OK, see how it goes in 2020, because I don’t see a candidate yet who can beat Trump. 

 

Question

Christine Lampard: Do you think he listens to you?

Answer

Piers Morgan: I know he does. He follows 33 human beings on Twitter and I’m one of them. I’m the only Brit he follows. He knows more about Arsenal and cricket than you could possibly imagine.

I did a column about trophy hunting, encouraged him to take action and, within three weeks, he had taken action to ban trophy hunting.

On guns, I interviewed him in Davos after the terrible massacre in Las Vegas. I said, “You’re a logical person. Explain to me what purpose a bump fire stock serves other than turning legal weapons into illegal weapons,” and he couldn’t.

And, three weeks ago, Trump announced the ban on bump fire stocks. It’s a small thing but it helps, and it’s more than has been achieved on gun control in America than anything Obama did in eight years. 

 

Question

Christine Lampard: Are you raising your daughter differently from your boys in a society that has gone gender-neutral mad?

Answer

Piers Morgan: I think you can be completely supportive of transgender rights and absolutely respectful of anyone who transitions – I can’t think of anything tougher – but you’ve got to discuss things such as gender seriously. It has real repercussions.

Sam Smith last week made a huge deal of saying, “I’m now non-binary, gender neutral.” OK, which category of awards are you going to be entering?

What happens to awards? If enough people are doing what he’s doing, do we then have to abandon gender awards? Who wins or loses when that happens?

I think female actors and singers would get disadvantaged in that environment.
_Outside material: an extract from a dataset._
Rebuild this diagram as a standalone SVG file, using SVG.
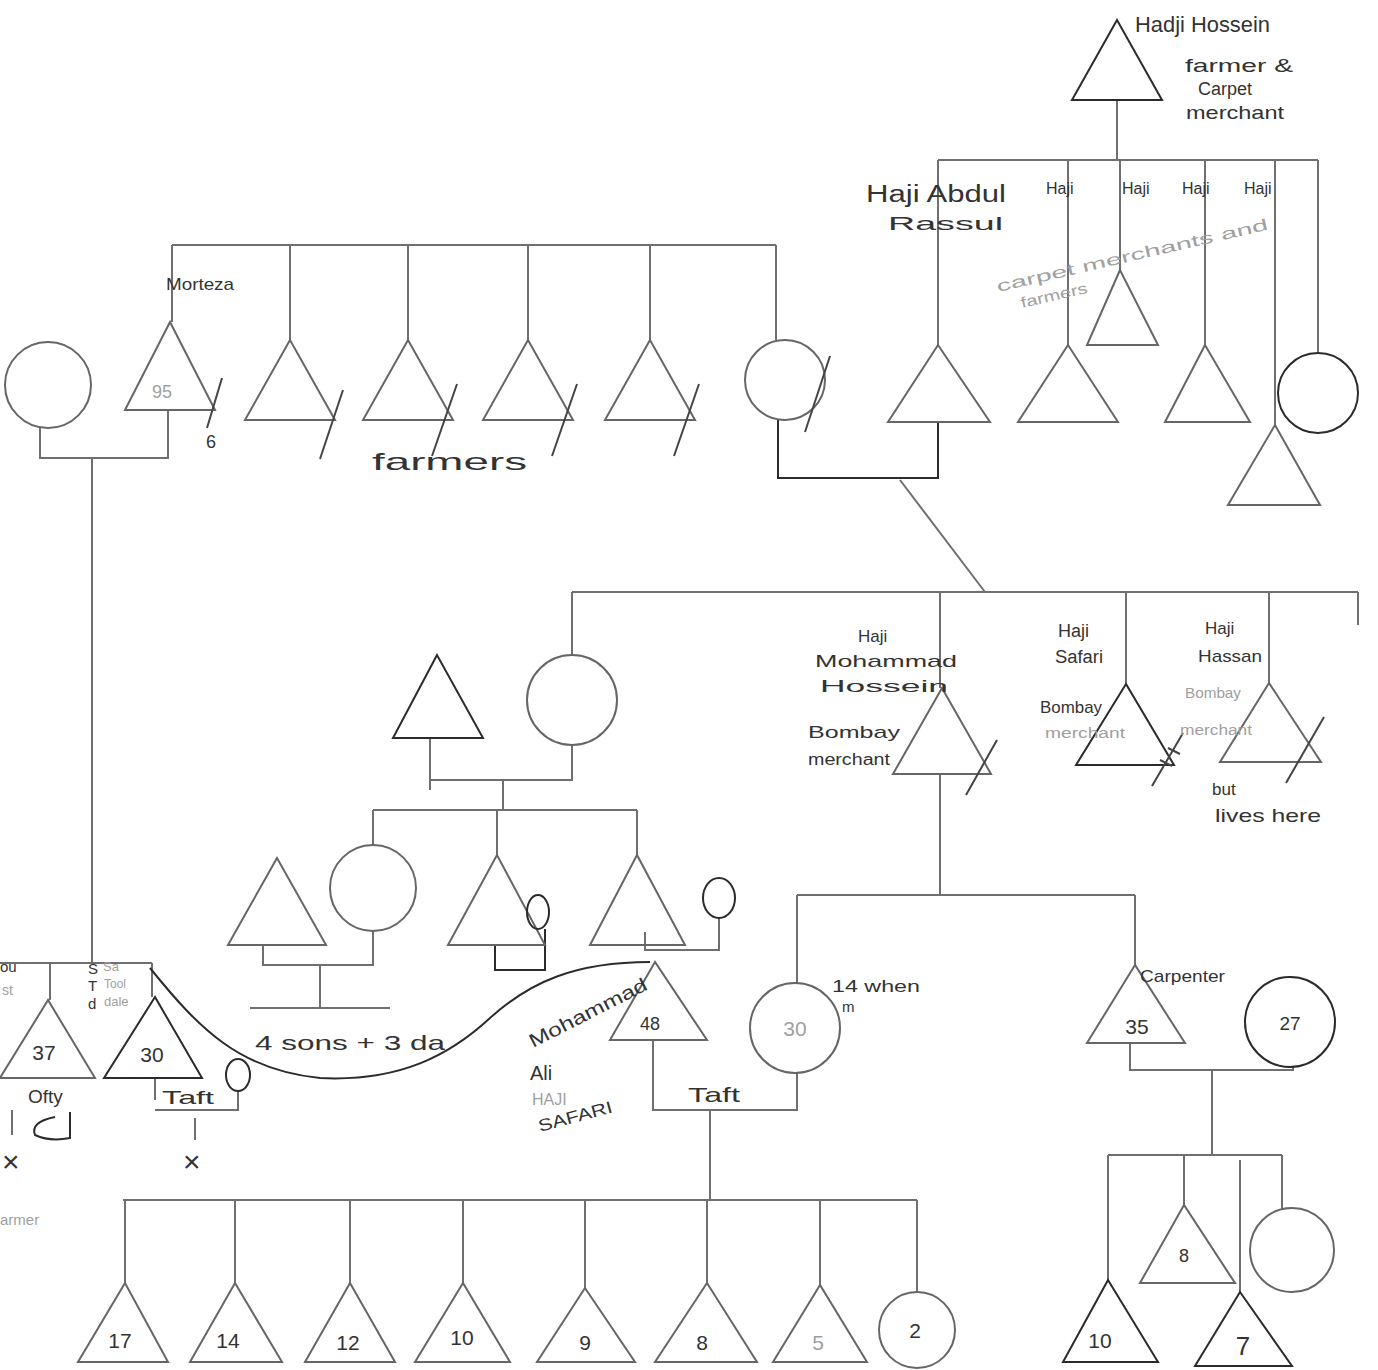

Just like, at the moment, you have transgender former men competing in [women’s] sport – it is grotesquely unfair.

 

Question

Christine Lampard: Should big sporting events be shown on national TV, not just pay-to-view?

Answer

Piers Morgan: We recently had the Cricket World Cup [final] on terrestrial, and you can see how good it was for the national psyche that millions of us could share in it. It turns these guys into superstars, which encourages more people to play cricket.

Sky does an amazing job but very few watch it compared with terrestrial TV, and that filters down to schools and village teams.

Do we want cricket to end? If not, it’s incumbent on broadcasters to do deals where more stuff is put on free-to-air television.  

 

Question

Christine Lampard: How much longer are you going to be on TV?

Answer

Piers Morgan: I am one vegan sausage-roll wrap from being fired. But being fired has always been a good career move for me.

I think people worry too much about being fired. We are all going to get fired at some stage.

The truth is, you have to embrace the highs and lows. It starts in schools. We have to teach the kids that it does not matter whether you win or lose – if you lose, it hurts, and it’s got to hurt, so you get better.

At the moment, kids love losing because they get a nice medal. Stop giving the children medals, everyone! 

 

Question

Christine Lampard: Would you go into the jungle? 

Answer

Piers Morgan: Let me make this crystal clear: £5m is my required amount. You want to pay me that, Dame Carolyn, I’m on the plane.

 

In Session Ten, journalist and broadcaster Piers Morgan was interviewed by presenter and broadcaster Christine Lampard. The producer was Emma Gormley. Report by Caroline Frost.